В километре от Хрястова миновали прибившийся к старому колодцу ветошный городок: вонища, кострища, крытые рогожей шалаши, сменившие не одного постояльца. Как вши на голове жирной бабы копошились манагеры, добрый люд и прочая срань Господня. Несло оттуда вонью протухшего на теле тряпья и чем-то невыразимым, невыносимо гадким, что можно встретить лишь в самой Москве, как будто беженцы захватили с собой частичку родины и эта частица легко приживалась на новом месте, укоренялась и расползалась.

Щавель отвернулся от ночлежбища и не поворачивал нос, пока не миновали запомоенное место. Ехавший с ним стремя к стремени Карп растянул губы в высокомерной ухмылке. Начальник каравана побаивался командира и тем паче радовался случаю подметить за ним слабость. Однако Щавель оклемался, страх взял своё, знатный работорговец согнал усмешку и постарался компенсировать иллюзию временного превосходства мнимым подобострастием.

— Знатно ты Москву разнёс, — мотнул он башкой в сторону разлетевшихся по Руси осколков гнилого анклава. — Малой силой, могучим ударом.

— Кто-то должен, — обронил старый лучник. — Они совсем перестали края видеть. Давно пора было навести порядок, вот и навели. Князь — лук, а мы стрелы. Разим в цель, если есть на то воля светлейшего. Лучше было послать меня, чем гнать войско на Москву, неся потери в живой силе и финансовых средствах.

— Как ты узнал, что Лелюд к Статору побежит доносить о нападении, а не сольёт своему непосредственному начальнику Мотвилу?

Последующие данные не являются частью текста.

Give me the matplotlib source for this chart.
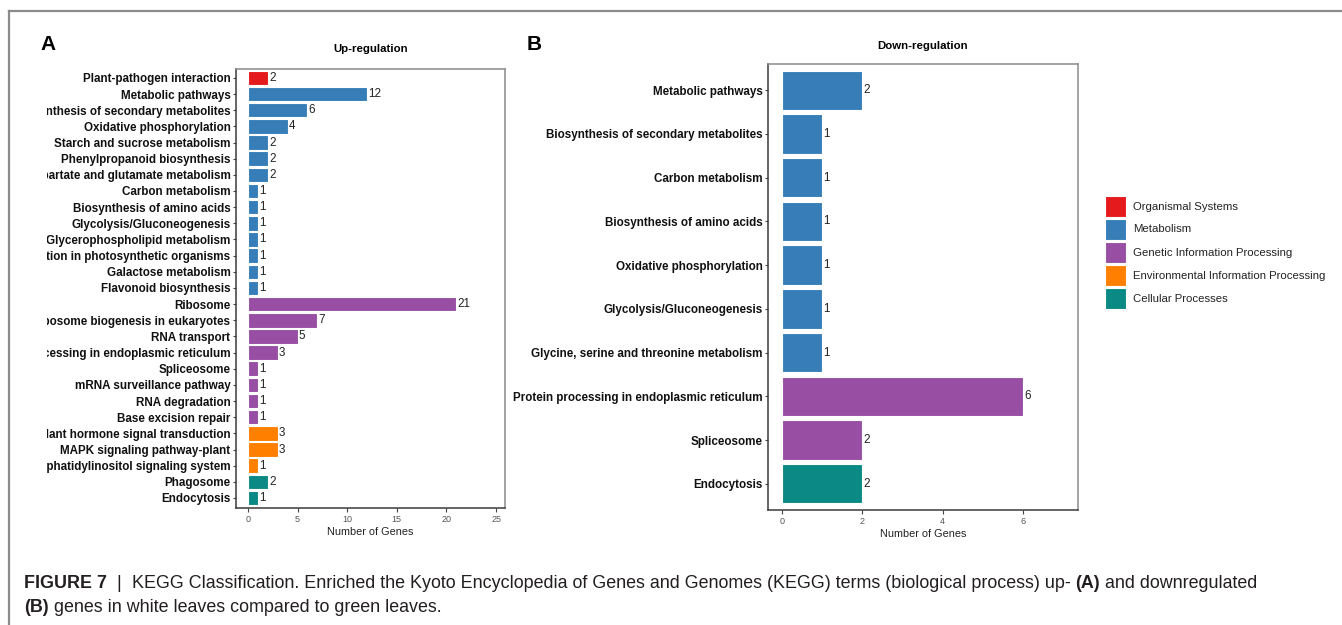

— А где я Лелюда поймал? — Щавель покачивался на своей смирной кобыле, негодной для боевых действий, но хорошей для долгого пути. На Карпа, громоздившегося в седле вороного тяжеловоза, командир, тем не менее, взирал свысока, а работорговец склонил голову и почтительно внимал. — Возле территории Статора. Он за мной в «Балчуг-Немчиновку» пришёл хабар украсть, который у нас якобы имелся. О том знал только Сан Иналыч, Филипп ему наплёл по моей указке. Остальное мне рассказал Тибурон. Лелюд — сталкер, то есть из переродившихся манагеров и, как манагер, склонен к двурушничеству и крысятничеству. Он ведь у Сан Иналыча в кабаке сидел, на территории врага, а не для Ордена Ленина детей по сёлам воровал. Тибурон давно его подозревал в стукачестве, но доказать не мог. Лелюд об этом прознал и замутил интригу. Там у них в партии гнездо змеиное, жрут друг друга поедом. Вот, под давлением Мотвила, Тибурона и засадили в клетку. Да он не соврал, стервец, про двурушничество. Лелюд о наших планах не только от своих утаил, а постарался заслать гонцов и Статору и манагерам для слаженного нападения.